- [EXERCISE REQUIREMENTS]: Reproduce exactly, with no pictures, each line from the opening of the material down through the line containing "(analysis) at (245,21.5)".
▼
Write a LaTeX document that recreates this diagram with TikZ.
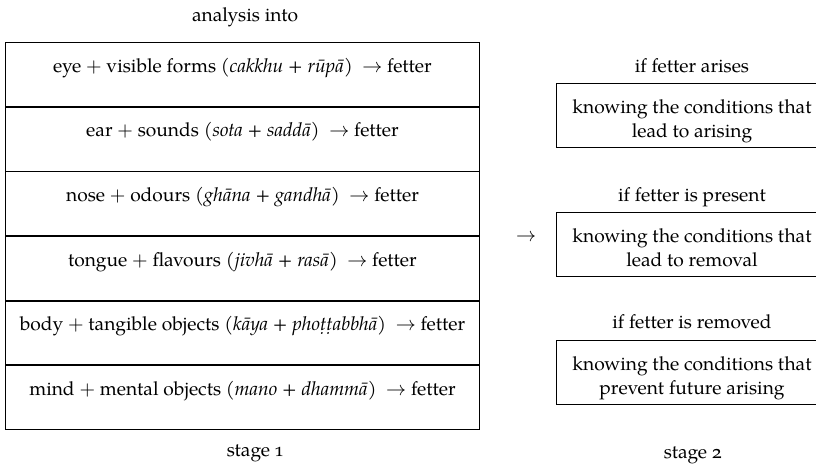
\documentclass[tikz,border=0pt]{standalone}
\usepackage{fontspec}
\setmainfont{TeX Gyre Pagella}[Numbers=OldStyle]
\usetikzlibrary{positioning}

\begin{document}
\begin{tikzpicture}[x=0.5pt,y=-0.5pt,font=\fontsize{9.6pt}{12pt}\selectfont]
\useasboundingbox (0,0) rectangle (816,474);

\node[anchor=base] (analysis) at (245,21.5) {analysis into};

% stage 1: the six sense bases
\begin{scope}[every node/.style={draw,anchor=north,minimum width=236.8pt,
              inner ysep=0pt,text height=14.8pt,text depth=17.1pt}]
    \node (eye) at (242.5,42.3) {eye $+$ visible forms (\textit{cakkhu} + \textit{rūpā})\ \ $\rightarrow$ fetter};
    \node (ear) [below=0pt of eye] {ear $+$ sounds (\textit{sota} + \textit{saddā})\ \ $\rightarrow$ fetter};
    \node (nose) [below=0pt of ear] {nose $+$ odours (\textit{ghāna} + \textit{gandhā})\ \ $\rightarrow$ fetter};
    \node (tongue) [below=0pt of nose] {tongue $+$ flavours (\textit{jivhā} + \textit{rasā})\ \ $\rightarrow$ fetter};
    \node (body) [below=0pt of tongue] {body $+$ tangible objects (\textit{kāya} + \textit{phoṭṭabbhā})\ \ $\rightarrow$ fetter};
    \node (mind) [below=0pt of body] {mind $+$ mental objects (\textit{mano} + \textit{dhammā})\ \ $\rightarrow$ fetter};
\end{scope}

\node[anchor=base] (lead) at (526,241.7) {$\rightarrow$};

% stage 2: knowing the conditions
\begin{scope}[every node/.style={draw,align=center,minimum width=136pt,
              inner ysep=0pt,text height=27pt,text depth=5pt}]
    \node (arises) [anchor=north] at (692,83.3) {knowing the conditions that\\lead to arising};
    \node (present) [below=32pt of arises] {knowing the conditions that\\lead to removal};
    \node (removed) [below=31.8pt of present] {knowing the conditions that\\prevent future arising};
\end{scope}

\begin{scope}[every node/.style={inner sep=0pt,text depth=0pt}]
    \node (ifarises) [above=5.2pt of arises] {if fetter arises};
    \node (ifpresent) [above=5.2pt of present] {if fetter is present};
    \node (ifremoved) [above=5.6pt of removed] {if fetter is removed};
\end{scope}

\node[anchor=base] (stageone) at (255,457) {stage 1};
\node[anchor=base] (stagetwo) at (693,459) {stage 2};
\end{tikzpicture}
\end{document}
▲
- [EXERCISE SOLUTION]:
Write a LaTeX document that recreates this diagram with TikZ.
\documentclass[tikz,border=0pt]{standalone}
\usepackage{fontspec}
\setmainfont{TeX Gyre Pagella}[Numbers=OldStyle]
\usetikzlibrary{positioning}

\begin{document}
\begin{tikzpicture}[x=0.5pt,y=-0.5pt,font=\fontsize{9.6pt}{12pt}\selectfont]
\useasboundingbox (0,0) rectangle (816,474);

\node[anchor=base] (analysis) at (245,21.5) {analysis into};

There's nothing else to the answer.